In a letter to Sen. Ron Johnson, R-Wis., the Department of Homeland Security disclosed that out of 104,171 migrants issued Notices to Report – which requires migrants released into the U.S. to report to an ICE office within 60 days – between the end of March and the end of August, 47,705 failed to report within that timeframe.
An additional 6,607 had not checked in with ICE and were still within the 60-day period, while 49,859 did check in within the 60-day period.
The Biden administration began using the Notice to Report process in March as a result of a dramatic spike in migrant apprehensions at the southern border in the initial days of the administration. The process is quicker and easier than the Notice to Appear (NTA) process, in which migrants are given a time and date for their immigration hearing. The NTR process allows migrants to be processed into the interior within as little as 15 minutes.
Migrants wait at an intake area after turning themselves in upon crossing the U.S.-Mexico border, late Tuesday, May 11, 2021, in La Joya, Texas. (AP Photo/Gregory Bull)
With Border Patrol agents overwhelmed by the enormous numbers hitting the border, and tools by the Trump administration to end “catch and release” being ended, the Notice to Report process was used to speed up processing.

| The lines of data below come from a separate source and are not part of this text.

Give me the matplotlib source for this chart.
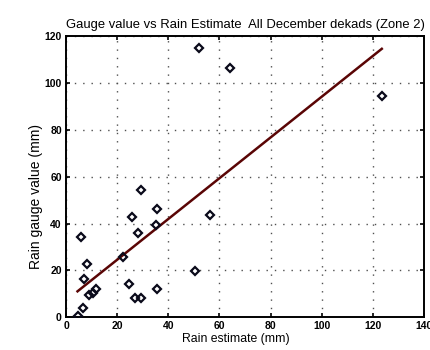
import numpy as np
import matplotlib
matplotlib.use("Agg")
import matplotlib.pyplot as plt

plt.rcParams['font.family'] = ['Liberation Sans', 'DejaVu Sans']

# Rain estimate (mm) vs gauge value (mm), December dekads, zone 2
rain_estimate = [4.5, 6.5, 5.7, 8.1, 7.0, 9.1, 10.4, 11.7, 22.2, 24.8, 25.7, 27.0,
                 29.2, 28.2, 29.5, 35.7, 35.1, 35.7, 50.5, 56.4, 51.9, 64.2, 123.5]
gauge_value = [0.5, 4.0, 34.2, 22.7, 16.1, 9.4, 10.4, 11.9, 25.8, 14.1, 43.0, 8.0,
               8.2, 36.0, 54.3, 46.0, 39.3, 11.8, 19.8, 43.6, 115.2, 106.6, 94.4]

x_ticks = [0, 20, 40, 60, 80, 100, 120, 140]
y_ticks = [0, 20, 40, 60, 80, 100, 120]

x = np.array(rain_estimate)
y = np.array(gauge_value)
slope, intercept = np.polyfit(x, y, 1)
xl = np.array([x.min(), x.max()])

fig = plt.figure(figsize=(4.3, 3.5), dpi=100)
ax = fig.add_axes([0.1535, 0.094, 0.8325, 0.802])

ax.plot(xl, slope * xl + intercept, color='#5a0505', lw=1.8, zorder=2)
ax.plot(x, y, linestyle='none', marker='D', markersize=4.2, markerfacecolor='none',
        markeredgecolor='#0a0a1a', markeredgewidth=1.6, zorder=3)

ax.set_xlim(0, 140)
ax.set_ylim(0, 120)
ax.set_xticks(x_ticks)
ax.set_yticks(y_ticks)
ax.grid(True, linestyle=(0, (1, 5)), color='#505050', linewidth=1.0)
ax.tick_params(direction='in', top=True, right=True, length=3, width=1.2,
               labelsize=7.5, pad=3)
for lab in ax.get_xticklabels() + ax.get_yticklabels():
    lab.set_fontweight('bold')
for s in ax.spines.values():
    s.set_linewidth(1.4)

ax.set_title('Gauge value vs Rain Estimate  All December dekads (Zone 2)',
             fontsize=9.4, pad=6)
ax.set_xlabel('Rain estimate (mm)', fontsize=8.8)
ax.set_ylabel('Rain gauge value (mm)', fontsize=10)
ax.xaxis.set_label_coords(0.475, -0.055)
ax.yaxis.set_label_coords(-0.065, 0.43)

fig.savefig('out.png', dpi=100)
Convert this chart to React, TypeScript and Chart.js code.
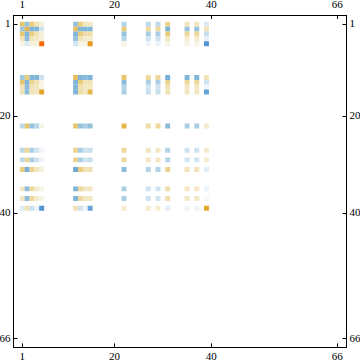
import React, { useEffect, useRef } from "react";
import { Chart, registerables } from "chart.js";

Chart.register(...registerables);

const tickValues = [1, 20, 40, 66];
const colIndex = [1, 2, 3, 4, 5, 12, 13, 14, 15, 22, 27, 29, 31, 35, 37, 39];
const rowIndex = [1, 2, 3, 4, 5, 12, 13, 14, 15, 22, 27, 29, 31, 35, 37, 39];

const row1 = [6, -5, 5.5, 3.5, 2, -5, 5.5, 3, 3, -3.5, -3, -3, 5, 3, 3, -1.5];
const row2 = [-4.5, 7, -6, -6, -2, 6.5, -6, -6, -6, 5.5, 4.5, 4.5, -6, -5, -5, 3.5];
const row3 = [6, -6, 5.5, 3.5, 2, -6, 5.5, 4, 4, -5, -4, -4, 5.5, 4.5, 4.5, -2.5];
const row4 = [3.5, -5.5, 3.5, 3, 2, -5, 3.5, 2.5, 2.5, -3.5, -2, -2, 3, 2.5, 2.5, -1];
const row5 = [1.5, -1.5, 2, 2, 10, -2, 1.5, 1.5, 8.5, 1.5, -0.7, -0.7, 1.5, 1.5, 1.5, -9];
const row12 = [-4.5, 5.5, -6, -6, -2, 6.5, -6, -5.5, -6, 6, 4.5, 4.5, -6.5, -6, -6, 3.5];
const row13 = [6, -6, 5, 3.5, 1.5, -6, 5.5, 3.5, 3.5, -5.5, -4, -4, 5, 4.5, 4.5, -2];
const row14 = [3.5, -5.5, 3.5, 3, 1.5, -6, 4, 3, 3, -3.5, -2, -2, 3.5, 3, 3, -0.7];
const row15 = [3.5, -5.5, 3.5, 3, 8, -6, 4, 3, 7, -4, -2.5, -2.5, 3.5, 3, 3, -7.5];
const row22 = [-3, 6, -5, -3.5, 1.5, 6, -5, -4, -5, 7, 4, 4.5, -5.5, -4, -4, 2.5];
const row27 = [-3, 4.5, -4, -2, -0.7, 5, -4, -2, -2.5, 4.5, 3, 3, -3.5, -2, -2, 2.5];
const row29 = [-3, 4.5, -4, -2, -0.7, 5, -4, -2, -2.5, 4.5, 3, 3, -3.5, -2, -2, 2.5];
const row31 = [5.5, -6.5, 5, 3, 2, -7, 5.5, 3.5, 3.5, -5.5, -3.5, -3.5, 5, 3.5, 3.5, -1.2];
const row35 = [3, -5.5, 4.5, 2.5, 1.5, -6, 4.5, 3, 3, -4, -2, -2, 4, 3, 3, -0.8];
const row37 = [3, -5.5, 4.5, 2.5, 1.5, -6, 4.5, 3, 3, -4, -2, -2, 4, 3, 3, -0.6];
const row39 = [-1.3, 3.5, -2.2, -0.8, -9, 3.5, -2, -0.7, -7.5, 2.5, 2.5, 2.5, -1.2, -0.7, -0.7, 8];

const rows = [row1, row2, row3, row4, row5, row12, row13, row14, row15, row22, row27, row29, row31, row35, row37, row39];

const stops: [number, number[]][] = [
  [-10, [70, 140, 210]],
  [-8, [90, 155, 215]],
  [-6, [128, 182, 216]],
  [-4, [170, 207, 228]],
  [-2, [208, 227, 240]],
  [0, [255, 255, 255]],
  [2, [245, 240, 218]],
  [4, [240, 222, 170]],
  [6, [232, 198, 110]],
  [8, [225, 165, 40]],
  [9, [235, 140, 20]],
  [10, [255, 105, 0]],
];

function colorOf(v: number): string {
  for (let i = 1; i < stops.length; i++) {
    const [a, ca] = stops[i - 1];
    const [b, cb] = stops[i];
    if (v <= b) {
      const t = (v - a) / (b - a);
      const c = ca.map((x, k) => Math.round(x + (cb[k] - x) * t));
      return `rgb(${c[0]},${c[1]},${c[2]})`;
    }
  }
  return "rgb(255,105,0)";
}

export default function App() {
  const ref = useRef<HTMLCanvasElement>(null);
  useEffect(() => {
    document.body.style.margin = "0";
    const canvas = ref.current!;
    canvas.getContext("2d", { alpha: false });
    const points: { x: number; y: number; v: number }[] = [];
    rows.forEach((r, i) =>
      r.forEach((v, j) => points.push({ x: colIndex[j], y: rowIndex[i], v }))
    );
    const setTicks = (s: any) => {
      s.ticks = tickValues.map((value) => ({ value, label: String(value) }));
    };
    const fitH = (h: number) => (s: any) => {
      s.height = h;
    };
    const fitW = (w: number) => (s: any) => {
      s.width = w;
    };
    const font = { family: "'Liberation Serif'", size: 11 };
    const axisBase = (padding: number) => ({
      grid: { drawOnChartArea: false, drawTicks: true, tickLength: -4, color: "#000", lineWidth: 1 },
      border: { display: true, color: "#000", width: 1 },
      ticks: {
        autoSkip: false,
        maxRotation: 0,
        minRotation: 0,
        color: "#000",
        font,
        padding,
      },
      afterBuildTicks: setTicks,
    });
    const xr = { min: -0.816, max: 67.9 };
    const yr = { min: -0.92, max: 67.74 };
    const chart = new Chart(canvas, {
      type: "scatter",
      data: {
        datasets: [
          {
            data: points,
            pointStyle: "rect",
            pointRadius: 3.5,
            pointHoverRadius: 3.5,
            borderWidth: 0,
            pointBorderWidth: 0,
            backgroundColor: (ctx: any) => colorOf(ctx.raw ? ctx.raw.v : 0),
            pointBackgroundColor: (ctx: any) => colorOf(ctx.raw ? ctx.raw.v : 0),
          } as any,
        ],
      },
      plugins: [
        {
          id: "bg",
          beforeDraw(c: any) {
            c.ctx.save();
            c.ctx.fillStyle = "#fff";
            c.ctx.fillRect(0, 0, c.width, c.height);
            c.ctx.restore();
          },
        },
      ],
      options: {
        animation: false,
        responsive: false,
        events: [],
        layout: { padding: 0 },
        plugins: { legend: { display: false }, tooltip: { enabled: false }, title: { display: false } },
        scales: {
          x: { type: "linear", position: "bottom", ...xr, ...axisBase(7), afterFit: fitH(15.6) } as any,
          x2: { type: "linear", position: "top", ...xr, ...axisBase(7), afterFit: fitH(15) } as any,
          y: { type: "linear", position: "left", reverse: true, ...yr, ...axisBase(7), afterFit: fitW(13.5) } as any,
          y2: { type: "linear", position: "right", reverse: true, ...yr, ...axisBase(7), afterFit: fitW(13.5) } as any,
        },
      },
    });
    return () => chart.destroy();
  }, []);
  return <canvas ref={ref} width={360} height={363} style={{ display: "block" }} />;
}
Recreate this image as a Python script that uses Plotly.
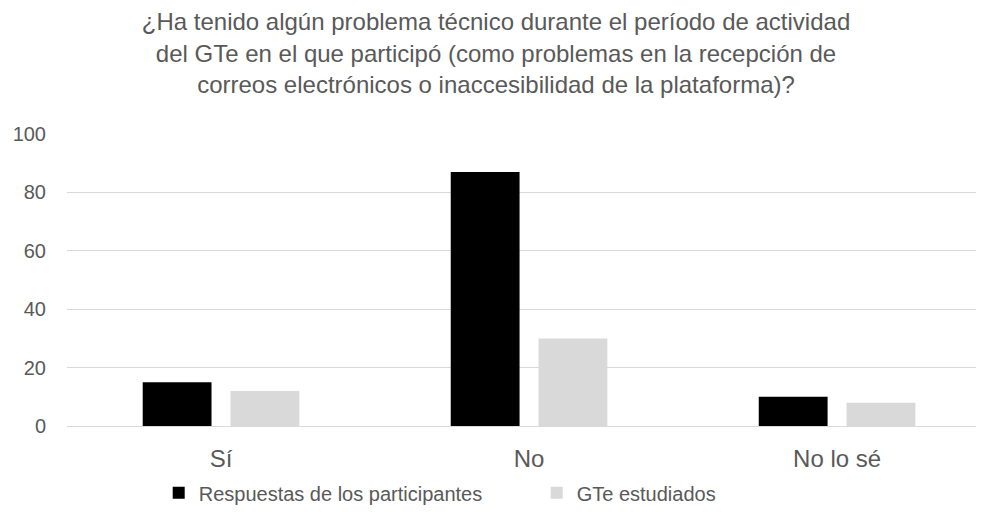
import plotly.graph_objects as go

categories = ["Sí", "No", "No lo sé"]
respuestas = [15, 87, 10]
gte_estudiados = [12, 30, 8]
y_ticks = [0, 20, 40, 60, 80, 100]

title_text = ("¿Ha tenido algún problema técnico durante el período de actividad<br>"
              "del GTe en el que participó (como problemas en la recepción de<br>"
              "correos electrónicos o inaccesibilidad de la plataforma)?")

font_grey = "#595959"
grid_grey = "#d9d9d9"

fig = go.Figure()
fig.add_trace(go.Bar(x=categories, y=respuestas, name="Respuestas de los participantes",
                     marker=dict(color="#000000", line=dict(width=0))))
fig.add_trace(go.Bar(x=categories, y=gte_estudiados, name="GTe estudiados",
                     marker=dict(color=grid_grey, line=dict(width=0))))

# page body has an 8px margin, so the figure is drawn 8px smaller and shifted
fig.update_layout(
    width=976, height=521,
    margin=dict(l=59, r=0, t=126, b=103),
    paper_bgcolor="white", plot_bgcolor="white",
    font=dict(family="Liberation Sans, Arial, sans-serif", color=font_grey, size=20),
    title=dict(text=title_text, x=0.5, xanchor="center", y=0.957, yanchor="top",
               font=dict(size=24, color=font_grey)),
    barmode="group", bargap=0.43, bargroupgap=0.216,
    showlegend=True,
    legend=dict(orientation="h", x=0.1, xanchor="left", y=-0.229, yanchor="middle",
                font=dict(size=20, color=font_grey), entrywidth=333),
)
fig.update_xaxes(range=[-0.5, 2.477], showgrid=False, showline=False, zeroline=False,
                 ticks="", ticklabelstandoff=16, tickfont=dict(size=24, color=font_grey))
fig.update_yaxes(range=[0, 100], tickvals=y_ticks, showgrid=True, gridcolor=grid_grey,
                 gridwidth=1, zeroline=True, zerolinecolor=grid_grey, zerolinewidth=1,
                 showline=False, ticks="", ticklabelstandoff=20,
                 tickfont=dict(size=20, color=font_grey))

fig.write_html("out.html")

After March, numbers continued to increase, with more than 200,000 apprehensions a month in the summer months. The numbers provided to Johnson do not include beyond September, and so do not include the Haitian migrant surge in Del Rio — which saw many Haitians being released into the U.S. with an NTR.
DHS also revealed that between March 21 and Dec. 5, ICE issued 50,683 NTAs to migrants who had initially been released with an NTR.
The revelations are likely to only increase the pressure from Republicans on the Biden administration for its handling of the crisis at the border — which lawmakers have said is fueled and encouraged by the dramatic rollback of Trump-era policies and pushes for mass amnesty for illegal immigrants.
The administration has brushed off those claims, instead arguing that the surge has been fueled by root causes such as poverty, corruption and violence in Central America.
Recently, the administration has been re-establishing the Trump-era Migrant Protection Protocols (MPP) due to a court order which was upheld by the Supreme Court.